Horas después salimos del pasto. Al efecto del LSD se sumaba la ayuda de marihuana, de buen origen, conseguida recientemente gracias a una mano milagrosa. Mis plantas, dignas de una novata cultivadora, aún están enanas y no queda más que someterse a las reglas del mercado y sufrir pensando que, muy por el contrario, en las tierras de Mujica, pronto se podrán comprar hasta 40 gramos al mes a sólo luca el gramo. Malditas fronteras.

Camino a la laguna del parque y ya caída la noche, disfruté de las sensaciones sicoactivas despertadas al cruzar un parque en las oscuridad. Miedo, curiosidad, árboles en movimiento y sonidos desde distintas direcciones, confundiéndome. Al acercarnos a la laguna, esquivando los juegos, vi el cielo y sus estrellas reflejadas con exactitud. Entonces viajé a mi infancia, a los paseos desde la pobla, en La Granja, en una camioneta destartalada de mi padrino. Comencé a mirarme corriendo en el pasto, con la mitad de una botella de plástico cortada atada a una pita recogida del parque. Lista para cazar pirigüines.

“Mira, pásate”, me dijo mi amigo, invitándome a cruzar la reja que cerca la laguna. No, respondí, y miré alrededor. La droga me daba valentía para enfrentar la posibilidad de un nuevo encuentro con la policía y, por lo demás, ya era tiempo de hacer alguna hueá. Así que me decidí y salté con un poco de ayuda.

Desde ese espacio, la perspectiva de la laguna era perfecta. Mi amigo se colgó rozando el agua con sus zapatillas y comencé a sentir asco. Imaginé a miles de guarenes esperando a pocos metros de la superficie, listos para saltar a atacarnos. Mis viejos me contaron muchas historias acerca de la osadía de esos animales. Pero no, no iban a saltar hacia nosotros y, de hecho, una comunidad de patos se acercaban a nosotros graznando.

Por alguna razón, sentí que venían a pedirme algo y yo era la autoridad local.

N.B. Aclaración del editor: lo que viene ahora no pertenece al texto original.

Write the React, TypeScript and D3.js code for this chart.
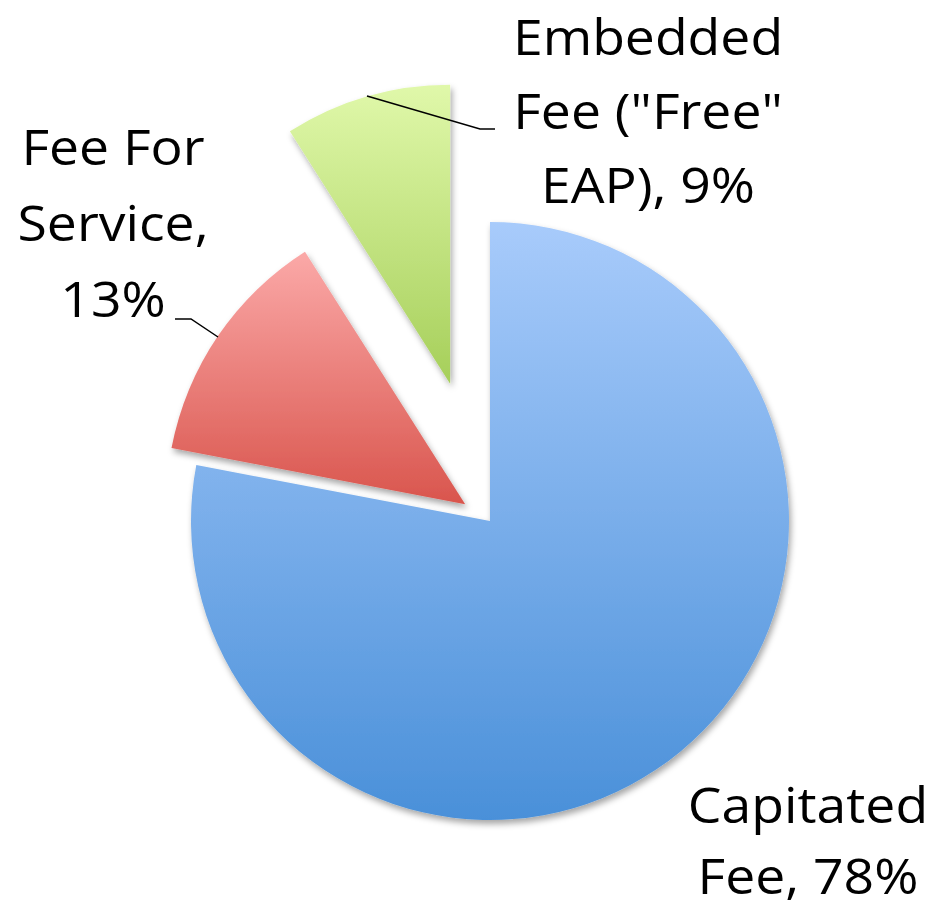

Le pedí a mi amigo ayuda de asesoría política y comenzamos a conspirar. Nos preparamos para el encuentro pero luego imaginé un gato gigante navegando por la laguna. Miré hacia enfrente y vi su pelaje blanco haciéndose espacio en el agua. Y entonces me emocioné y reí por un largo rato.

Ahí, en la laguna del parque, escondidos de guardias, lanzas y pacos, agradecí en voz alta la existencia de las drogas. Gran invento, loco, gran invento, me dije, después de una serie de eventos que no podrían ser descritos con exactitud en este artículo.

Pensándolo nuevamente, no me siento miserable por sostenerlo, más allá de los prejuicios y el discurso conservador de la gente en contra de las drogas –tradicionalmente reconocidas como drogas, ojo-, la cruel rutina de la máquina exige de huidas ocasionales. Creo en eso como alguna vez creí en Dios. Y yo, de vuelta a casa ese domingo, como quien vuelve de Fantasilandia, chascona y risueña, supe que había sabido escabullirme de la realidad. Lo terrible fue volver a mirarme al espejo.